INFORMATION SHOWN:
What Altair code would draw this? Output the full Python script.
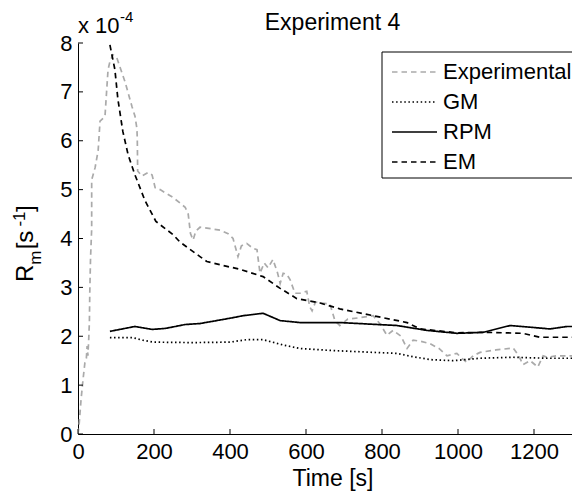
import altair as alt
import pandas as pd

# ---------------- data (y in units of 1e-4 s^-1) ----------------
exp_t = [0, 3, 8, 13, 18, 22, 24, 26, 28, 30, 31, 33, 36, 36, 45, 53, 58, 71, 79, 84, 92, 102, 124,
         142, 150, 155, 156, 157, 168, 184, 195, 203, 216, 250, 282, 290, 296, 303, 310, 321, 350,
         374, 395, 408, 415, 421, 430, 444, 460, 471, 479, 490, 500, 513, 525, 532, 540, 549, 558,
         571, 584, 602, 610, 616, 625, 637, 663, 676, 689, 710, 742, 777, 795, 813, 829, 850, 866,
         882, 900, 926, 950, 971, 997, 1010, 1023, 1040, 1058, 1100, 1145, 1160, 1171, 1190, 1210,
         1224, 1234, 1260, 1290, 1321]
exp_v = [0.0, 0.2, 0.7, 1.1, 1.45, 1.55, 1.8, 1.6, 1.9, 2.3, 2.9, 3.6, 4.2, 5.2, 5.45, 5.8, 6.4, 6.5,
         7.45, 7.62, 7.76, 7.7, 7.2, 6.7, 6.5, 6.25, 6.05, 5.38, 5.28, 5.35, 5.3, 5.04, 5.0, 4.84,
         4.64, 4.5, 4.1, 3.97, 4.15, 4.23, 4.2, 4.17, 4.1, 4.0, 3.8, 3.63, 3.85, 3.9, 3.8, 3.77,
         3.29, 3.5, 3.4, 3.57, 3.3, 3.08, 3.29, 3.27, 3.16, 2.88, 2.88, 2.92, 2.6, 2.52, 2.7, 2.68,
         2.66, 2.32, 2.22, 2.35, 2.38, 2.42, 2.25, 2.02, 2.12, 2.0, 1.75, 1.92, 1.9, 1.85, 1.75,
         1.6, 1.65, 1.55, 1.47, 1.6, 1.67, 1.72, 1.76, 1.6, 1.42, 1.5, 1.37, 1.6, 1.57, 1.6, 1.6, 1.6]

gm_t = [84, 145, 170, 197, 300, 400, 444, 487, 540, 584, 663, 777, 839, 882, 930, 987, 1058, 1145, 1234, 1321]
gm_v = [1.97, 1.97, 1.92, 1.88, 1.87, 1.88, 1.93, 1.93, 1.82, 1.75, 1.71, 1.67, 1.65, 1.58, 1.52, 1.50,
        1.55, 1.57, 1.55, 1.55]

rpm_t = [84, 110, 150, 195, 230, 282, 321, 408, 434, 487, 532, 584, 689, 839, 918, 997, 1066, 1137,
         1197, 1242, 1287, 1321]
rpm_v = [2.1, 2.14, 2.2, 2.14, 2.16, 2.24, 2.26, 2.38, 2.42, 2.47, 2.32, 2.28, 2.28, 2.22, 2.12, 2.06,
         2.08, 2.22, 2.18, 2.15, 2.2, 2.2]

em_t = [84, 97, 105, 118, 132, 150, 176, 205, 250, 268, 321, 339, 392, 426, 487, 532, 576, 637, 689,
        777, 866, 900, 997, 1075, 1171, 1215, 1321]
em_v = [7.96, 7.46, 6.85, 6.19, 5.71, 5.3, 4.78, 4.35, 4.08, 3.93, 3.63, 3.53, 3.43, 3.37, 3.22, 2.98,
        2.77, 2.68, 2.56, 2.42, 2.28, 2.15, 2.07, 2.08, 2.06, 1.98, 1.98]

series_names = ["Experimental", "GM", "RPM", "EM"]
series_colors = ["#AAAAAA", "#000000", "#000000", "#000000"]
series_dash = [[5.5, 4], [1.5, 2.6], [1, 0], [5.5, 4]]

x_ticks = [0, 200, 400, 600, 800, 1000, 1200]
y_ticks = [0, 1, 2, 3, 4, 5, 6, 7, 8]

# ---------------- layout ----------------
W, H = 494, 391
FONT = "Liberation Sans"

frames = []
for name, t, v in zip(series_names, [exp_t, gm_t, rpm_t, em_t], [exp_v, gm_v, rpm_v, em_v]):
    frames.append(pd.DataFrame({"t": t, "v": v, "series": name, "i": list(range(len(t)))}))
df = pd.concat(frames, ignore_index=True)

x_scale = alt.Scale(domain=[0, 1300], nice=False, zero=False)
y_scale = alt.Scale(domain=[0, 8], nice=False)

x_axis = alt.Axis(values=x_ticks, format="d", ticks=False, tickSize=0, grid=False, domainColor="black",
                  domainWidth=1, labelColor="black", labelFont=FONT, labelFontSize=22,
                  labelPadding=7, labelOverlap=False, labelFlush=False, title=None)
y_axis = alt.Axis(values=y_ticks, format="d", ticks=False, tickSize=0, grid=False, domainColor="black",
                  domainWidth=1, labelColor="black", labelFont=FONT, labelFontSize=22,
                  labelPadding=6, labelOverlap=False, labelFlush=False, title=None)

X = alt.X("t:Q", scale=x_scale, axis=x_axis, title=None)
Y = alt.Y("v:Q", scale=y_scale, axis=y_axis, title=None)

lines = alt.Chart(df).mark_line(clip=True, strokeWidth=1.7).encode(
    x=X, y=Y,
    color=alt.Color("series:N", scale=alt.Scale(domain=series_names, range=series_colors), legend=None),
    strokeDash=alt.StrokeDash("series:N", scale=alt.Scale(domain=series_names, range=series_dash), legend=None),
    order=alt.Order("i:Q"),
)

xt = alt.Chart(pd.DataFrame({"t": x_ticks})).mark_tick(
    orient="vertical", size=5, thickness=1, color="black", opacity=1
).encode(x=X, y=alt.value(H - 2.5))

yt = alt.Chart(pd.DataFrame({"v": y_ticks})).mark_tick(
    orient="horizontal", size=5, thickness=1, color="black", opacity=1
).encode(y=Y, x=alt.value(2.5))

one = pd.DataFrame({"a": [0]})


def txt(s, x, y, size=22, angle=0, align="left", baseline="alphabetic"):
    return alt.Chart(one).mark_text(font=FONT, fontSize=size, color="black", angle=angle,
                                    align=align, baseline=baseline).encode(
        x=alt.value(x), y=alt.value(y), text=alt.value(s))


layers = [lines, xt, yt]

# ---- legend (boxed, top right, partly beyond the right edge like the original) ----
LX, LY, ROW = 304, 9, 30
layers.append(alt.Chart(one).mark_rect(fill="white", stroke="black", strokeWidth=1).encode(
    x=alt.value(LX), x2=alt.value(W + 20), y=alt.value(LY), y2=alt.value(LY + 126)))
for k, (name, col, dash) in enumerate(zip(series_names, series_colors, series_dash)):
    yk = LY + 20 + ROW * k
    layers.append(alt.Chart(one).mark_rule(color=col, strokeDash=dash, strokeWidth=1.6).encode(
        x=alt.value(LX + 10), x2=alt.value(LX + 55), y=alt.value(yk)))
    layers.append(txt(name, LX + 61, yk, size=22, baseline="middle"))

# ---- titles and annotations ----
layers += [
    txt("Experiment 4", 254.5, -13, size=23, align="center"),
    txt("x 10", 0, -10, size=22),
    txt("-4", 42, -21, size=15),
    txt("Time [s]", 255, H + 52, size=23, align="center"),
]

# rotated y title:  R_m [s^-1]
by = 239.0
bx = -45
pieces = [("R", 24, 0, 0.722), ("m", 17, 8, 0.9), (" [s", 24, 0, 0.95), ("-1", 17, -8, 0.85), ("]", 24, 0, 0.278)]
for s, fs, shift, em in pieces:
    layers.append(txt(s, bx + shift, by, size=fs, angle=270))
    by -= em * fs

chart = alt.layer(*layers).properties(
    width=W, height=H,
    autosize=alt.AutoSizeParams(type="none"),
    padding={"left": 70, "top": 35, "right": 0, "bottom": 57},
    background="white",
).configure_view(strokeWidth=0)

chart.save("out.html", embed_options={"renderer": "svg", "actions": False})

WHAT IS BEING ASKED: All of the data needs repeating exactly, but the pictures do not.

OUTPUT FOR THIS EXERCISE:
What Altair code would draw this? Output the full Python script.
import altair as alt
import pandas as pd

# ---------------- data (y in units of 1e-4 s^-1) ----------------
exp_t = [0, 3, 8, 13, 18, 22, 24, 26, 28, 30, 31, 33, 36, 36, 45, 53, 58, 71, 79, 84, 92, 102, 124,
         142, 150, 155, 156, 157, 168, 184, 195, 203, 216, 250, 282, 290, 296, 303, 310, 321, 350,
         374, 395, 408, 415, 421, 430, 444, 460, 471, 479, 490, 500, 513, 525, 532, 540, 549, 558,
         571, 584, 602, 610, 616, 625, 637, 663, 676, 689, 710, 742, 777, 795, 813, 829, 850, 866,
         882, 900, 926, 950, 971, 997, 1010, 1023, 1040, 1058, 1100, 1145, 1160, 1171, 1190, 1210,
         1224, 1234, 1260, 1290, 1321]
exp_v = [0.0, 0.2, 0.7, 1.1, 1.45, 1.55, 1.8, 1.6, 1.9, 2.3, 2.9, 3.6, 4.2, 5.2, 5.45, 5.8, 6.4, 6.5,
         7.45, 7.62, 7.76, 7.7, 7.2, 6.7, 6.5, 6.25, 6.05, 5.38, 5.28, 5.35, 5.3, 5.04, 5.0, 4.84,
         4.64, 4.5, 4.1, 3.97, 4.15, 4.23, 4.2, 4.17, 4.1, 4.0, 3.8, 3.63, 3.85, 3.9, 3.8, 3.77,
         3.29, 3.5, 3.4, 3.57, 3.3, 3.08, 3.29, 3.27, 3.16, 2.88, 2.88, 2.92, 2.6, 2.52, 2.7, 2.68,
         2.66, 2.32, 2.22, 2.35, 2.38, 2.42, 2.25, 2.02, 2.12, 2.0, 1.75, 1.92, 1.9, 1.85, 1.75,
         1.6, 1.65, 1.55, 1.47, 1.6, 1.67, 1.72, 1.76, 1.6, 1.42, 1.5, 1.37, 1.6, 1.57, 1.6, 1.6, 1.6]

gm_t = [84, 145, 170, 197, 300, 400, 444, 487, 540, 584, 663, 777, 839, 882, 930, 987, 1058, 1145, 1234, 1321]
gm_v = [1.97, 1.97, 1.92, 1.88, 1.87, 1.88, 1.93, 1.93, 1.82, 1.75, 1.71, 1.67, 1.65, 1.58, 1.52, 1.50,
        1.55, 1.57, 1.55, 1.55]

rpm_t = [84, 110, 150, 195, 230, 282, 321, 408, 434, 487, 532, 584, 689, 839, 918, 997, 1066, 1137,
         1197, 1242, 1287, 1321]
rpm_v = [2.1, 2.14, 2.2, 2.14, 2.16, 2.24, 2.26, 2.38, 2.42, 2.47, 2.32, 2.28, 2.28, 2.22, 2.12, 2.06,
         2.08, 2.22, 2.18, 2.15, 2.2, 2.2]

em_t = [84, 97, 105, 118, 132, 150, 176, 205, 250, 268, 321, 339, 392, 426, 487, 532, 576, 637, 689,
        777, 866, 900, 997, 1075, 1171, 1215, 1321]
em_v = [7.96, 7.46, 6.85, 6.19, 5.71, 5.3, 4.78, 4.35, 4.08, 3.93, 3.63, 3.53, 3.43, 3.37, 3.22, 2.98,
        2.77, 2.68, 2.56, 2.42, 2.28, 2.15, 2.07, 2.08, 2.06, 1.98, 1.98]

series_names = ["Experimental", "GM", "RPM", "EM"]
series_colors = ["#AAAAAA", "#000000", "#000000", "#000000"]
series_dash = [[5.5, 4], [1.5, 2.6], [1, 0], [5.5, 4]]

x_ticks = [0, 200, 400, 600, 800, 1000, 1200]
y_ticks = [0, 1, 2, 3, 4, 5, 6, 7, 8]

# ---------------- layout ----------------
W, H = 494, 391
FONT = "Liberation Sans"

frames = []
for name, t, v in zip(series_names, [exp_t, gm_t, rpm_t, em_t], [exp_v, gm_v, rpm_v, em_v]):
    frames.append(pd.DataFrame({"t": t, "v": v, "series": name, "i": list(range(len(t)))}))
df = pd.concat(frames, ignore_index=True)

x_scale = alt.Scale(domain=[0, 1300], nice=False, zero=False)
y_scale = alt.Scale(domain=[0, 8], nice=False)

x_axis = alt.Axis(values=x_ticks, format="d", ticks=False, tickSize=0, grid=False, domainColor="black",
                  domainWidth=1, labelColor="black", labelFont=FONT, labelFontSize=22,
                  labelPadding=7, labelOverlap=False, labelFlush=False, title=None)
y_axis = alt.Axis(values=y_ticks, format="d", ticks=False, tickSize=0, grid=False, domainColor="black",
                  domainWidth=1, labelColor="black", labelFont=FONT, labelFontSize=22,
                  labelPadding=6, labelOverlap=False, labelFlush=False, title=None)

X = alt.X("t:Q", scale=x_scale, axis=x_axis, title=None)
Y = alt.Y("v:Q", scale=y_scale, axis=y_axis, title=None)

lines = alt.Chart(df).mark_line(clip=True, strokeWidth=1.7).encode(
    x=X, y=Y,
    color=alt.Color("series:N", scale=alt.Scale(domain=series_names, range=series_colors), legend=None),
    strokeDash=alt.StrokeDash("series:N", scale=alt.Scale(domain=series_names, range=series_dash), legend=None),
    order=alt.Order("i:Q"),
)

xt = alt.Chart(pd.DataFrame({"t": x_ticks})).mark_tick(
    orient="vertical", size=5, thickness=1, color="black", opacity=1
).encode(x=X, y=alt.value(H - 2.5))

yt = alt.Chart(pd.DataFrame({"v": y_ticks})).mark_tick(
    orient="horizontal", size=5, thickness=1, color="black", opacity=1
).encode(y=Y, x=alt.value(2.5))

one = pd.DataFrame({"a": [0]})


def txt(s, x, y, size=22, angle=0, align="left", baseline="alphabetic"):
    return alt.Chart(one).mark_text(font=FONT, fontSize=size, color="black", angle=angle,
                                    align=align, baseline=baseline).encode(
        x=alt.value(x), y=alt.value(y), text=alt.value(s))


layers = [lines, xt, yt]

# ---- legend (boxed, top right, partly beyond the right edge like the original) ----
LX, LY, ROW = 304, 9, 30
layers.append(alt.Chart(one).mark_rect(fill="white", stroke="black", strokeWidth=1).encode(
    x=alt.value(LX), x2=alt.value(W + 20), y=alt.value(LY), y2=alt.value(LY + 126)))
for k, (name, col, dash) in enumerate(zip(series_names, series_colors, series_dash)):
    yk = LY + 20 + ROW * k
    layers.append(alt.Chart(one).mark_rule(color=col, strokeDash=dash, strokeWidth=1.6).encode(
        x=alt.value(LX + 10), x2=alt.value(LX + 55), y=alt.value(yk)))
    layers.append(txt(name, LX + 61, yk, size=22, baseline="middle"))

# ---- titles and annotations ----
layers += [
    txt("Experiment 4", 254.5, -13, size=23, align="center"),
    txt("x 10", 0, -10, size=22),
    txt("-4", 42, -21, size=15),
    txt("Time [s]", 255, H + 52, size=23, align="center"),
]

# rotated y title:  R_m [s^-1]
by = 239.0
bx = -45
pieces = [("R", 24, 0, 0.722), ("m", 17, 8, 0.9), (" [s", 24, 0, 0.95), ("-1", 17, -8, 0.85), ("]", 24, 0, 0.278)]
for s, fs, shift, em in pieces:
    layers.append(txt(s, bx + shift, by, size=fs, angle=270))
    by -= em * fs

chart = alt.layer(*layers).properties(
    width=W, height=H,
    autosize=alt.AutoSizeParams(type="none"),
    padding={"left": 70, "top": 35, "right": 0, "bottom": 57},
    background="white",
).configure_view(strokeWidth=0)

chart.save("out.html", embed_options={"renderer": "svg", "actions": False})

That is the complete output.